Apart from sexology, Ellis has done many translations; has reviewed the 19th Century; studied British genius; analyzed Spain; tried to nationalize health; philosophized on the War, in sad passivity. His latest prose work, The Dance of Life (1923), was a most remarkable symphonic synthesis of the component parts into which a careful analytical mind had reduced common existence for re-creation into a rounder, richer thing.
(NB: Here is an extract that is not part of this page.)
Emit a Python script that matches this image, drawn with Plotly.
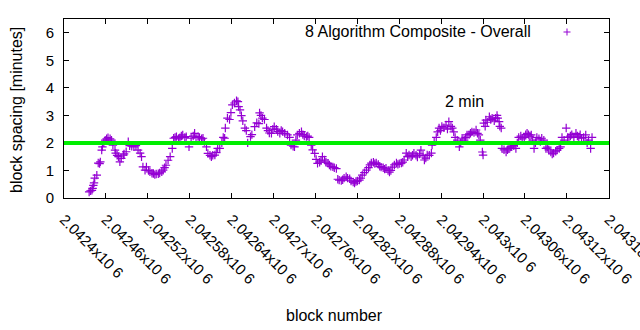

The Author. Isaac Goldberg is an American Jew in his late thirties. He was educated in Boston public schools and at Harvard, where his interests were divided between music and literature. He has "written reams of music since his twelfth year"--is now working on a comic opera in the manner of Gilbert and Sullivan. His degrees of M.A. and Ph.D. are for research in romance philology. He constitutes something of a pundit on Yiddish and Latin-American literatures, having served the Haldeman-Julius Co. ("Little Blue Books"--Girard, Kan.) in that capacity. Last year he published an exhaustive book on Editor H. L. Mencken of the American Mercury, for whom he has great admiration.

Sane Manual

HYGIENE OF SEX--Max von Gruber, M. D.--Williams & Wilkins ($1.50). The publishers set forth two excellent reasons for bringing this German monograph before the U. S. public: the strong recommendation of eminent U. S. health authorities, and the reception of the book in Europe by scientific men and a public of 300,000. Family physicians testify to the need for a simple, direct, complete presentation of knowledge that they wish all their patients might possess. They pronounce Dr. von Gruber's work the best they have yet seen, especially for its lack of "moral poultice." "Certain portions" of the original are omitted--doubtless descriptive discussion of contraception--but the major portions stand unaltered--a sane, graphic, unequivocal manual of humanity's most vital mechanism.

Gusto

THE ROMANY STAIN--Christopher Morley -- Doubleday, Page ($2.50). Discriminating thousands will swarm for this book even when they learn that its title (lifted from a wine-list) does not herald another bewitched web of significant impalpabilities like Where the Blue Begins and Thunder on the Left. It contains, besides much of the author's best deliveries down his "Bowling Green" in the Saturday Review, dozens of fresh essays written in and about England, France and the ships that go there, the people that live and lie there, the disturbing beauty of small moments and homely things, touched, seen, translated there. When Morley writes "out in the open" like this, you perceive the voluble gusto that sleeps during his delicate imaginative work. You see a big-boned man with quick eyes and a strong stomach starting up from his dreams to use his muscles, quaff wine, pound a friend's back, shake with laughter, boil over with sentiment, booklore and puns--and then subside suddenly, beholding a sea gull poised at his porthole, hearing a skylark's "wiry tinkle" high up in a summer afternoon.

*HAVELOCK ELLIS--Isaac Goldberg--Simon & Schuster ($4).